Monday, May 7, 2012

It WAS a Like.. now, it's Love! :)

Choices:
a) Civil Engineering
b) Information Technology
c) Business Administration

Answer:
c) Business Administration

Business Administration course was really my last choice. I really wanted to take up Civil Engineering (CE) or Information Technology since it was the in demand course way back 4 years ago. Top of my list is CE not just to have that "Engr." before my name, but also since elementary that's what I wanted. I remember my elementary years, when my classmates used to have that Autograph thingy, I usually wrote: "To be a Civil Engineer someday" in the What's your ambition question. I was also inspired by our Elementary Graduation guest speaker who happened to be an Engineer of the same field I wanted. She came from a poor family but then she was able to finish her studies & got the title she longed for; "Engr."

Upon entering Capitol University as a working scholar (thank GOD for the blessing), my dream to be an Engr. someday is fading slowly. To be a working scholar, you have to maintain your grade and once you failed in your subject, you will be terminated from the scholarship. I worried. I was afraid. I doubted my capacities. Afraid that what if I will fail and not be able to continue my studies, my parents can't afford to send me to school, so, my second choice was to choose another course. 

Information Technology (IT), my second choice. IT sounds challenging to me. I want to do computer things and dig in my knowledge about this what we call a never ending innovations of computers. I thought its my final and last choice of my course not unless a friend of mine talked to me. She told me that if I will be taking up IT, I should expect that I will be staying in Capitol University for 6-7 years because every computer subjects are credited as 6 units if you are a working scholar. What do I expect? IT has lots of computer subjects, major subjects to be exact. So, until I finally had this one left, my last choice - Business Administration.

If only Business Administration (BA) course can talk, it would probably yell at me and said: "What do you think of me, easy go lucky course?! You just chose me because you have NO choice?! Let's see if what you guys think of me will still be the same once you experienced me and when you're in my environment!" 

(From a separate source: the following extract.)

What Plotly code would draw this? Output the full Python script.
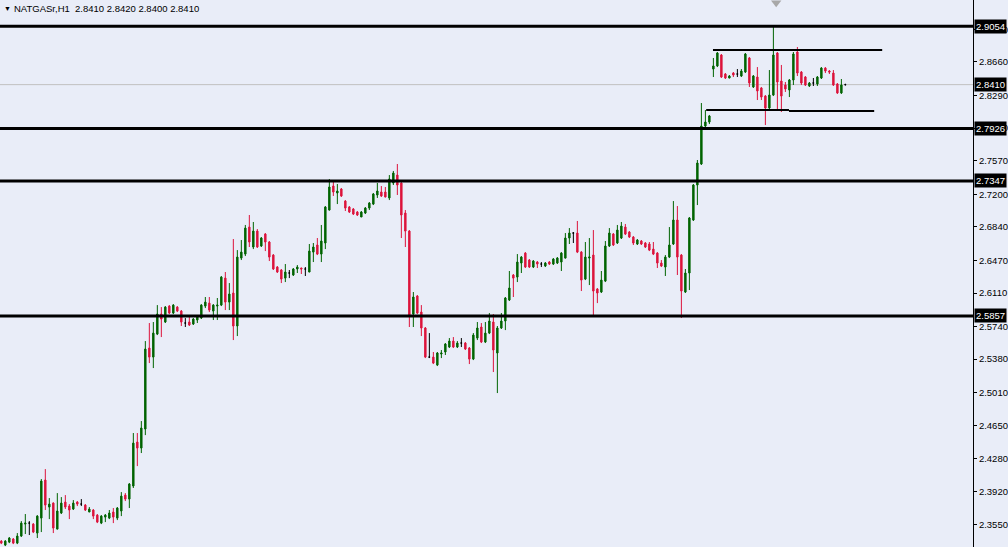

Yes! BA is my "no---choice" (peace BA). Not that I don't like BA but its just that it's not my top choice of course in college to take up. So, nevertheless, i chose BA. I took Financial Management as my major. In my first & second semester of BA course, I kinda used to it and kinda like my course. Since in my 1st & 2nd year all subjects are still major ones, was into deciding what major to really take up, should I go for Financial or shift to Marketing Management major? I asked from my friends who are already in their 3rd and 4th year in course if what they  can say about their course. Some Financial major students said I'll go for Financial because it's a lot of fun and I will enjoy the numbers and I will work in a bank someday and etc. Others also, on the contrary, the Marketing majors suggested that I should shift to Marketing Mgt. because it's more nice and if I'll work someday I can be assigned anywhere not like Financial that I would solely be dealing with numbers and be in a bank, not exciting job as they said. I was still in two minds that time, undecided as to what really to  choose. I prayed and ask His guidance and help me decide because I know for sure that whatever my decision will be, I will bear it for the rest of my life and if I will chose the wrong one, it will be risky on my part, I'm thinking of my work in the future, my career. So, still ambivalent, but, I don't know, maybe God's instrument to help me decide, I had with me this man, someone close to my heart, who helped me in choosing my major (which I owe him one). He helped me decide to take up Marketing Management for some "sweet" reasons we both only knew ;-). So, as agreed upon, I chose Marketing Management. 

Day by day, with Marketing as my major, I enjoyed our discussions and topics discussed everyday day. I learned lots of things in the field of business and also I enjoyed and happy to know about economics thing. I then set my mind to like my major. I remember this line of Mary Kay Ash, one of the most dynamic businesswoman in America: "If you want to love something, you must decide to love it. You must decide to be happy with it and be contented of that something. Happiness is a choice." 

Now, as to this day, I'm counting days until my last day here in CU, and I decided to be happy for the rest of my days left in studying my course. I decided to love it, I thought it was just a LIKE thing, but now, I tell yah, I love my chosen Marketing Management major. I am happy for the choice I'd made. My heart goes with it, when I listen to our class discussions, I enjoyed, and I am excited to listen to my Professors. So as to say, I won't regret this choice I chose.

I am nothing without Him who strengthens me. To our Heavenly Father, endless and countless THANKS for EVERYTHING. To the man whom I believed God's instrument in helping me decide this chosen course, this might be just little thing for others but to me it matters a lot, because my choices today, is where my tomorrow dwells. Thank you Baboy... what I like before, is what I love now... 438 days and counting! ;)

 
What matters most is how well we walk through the fire.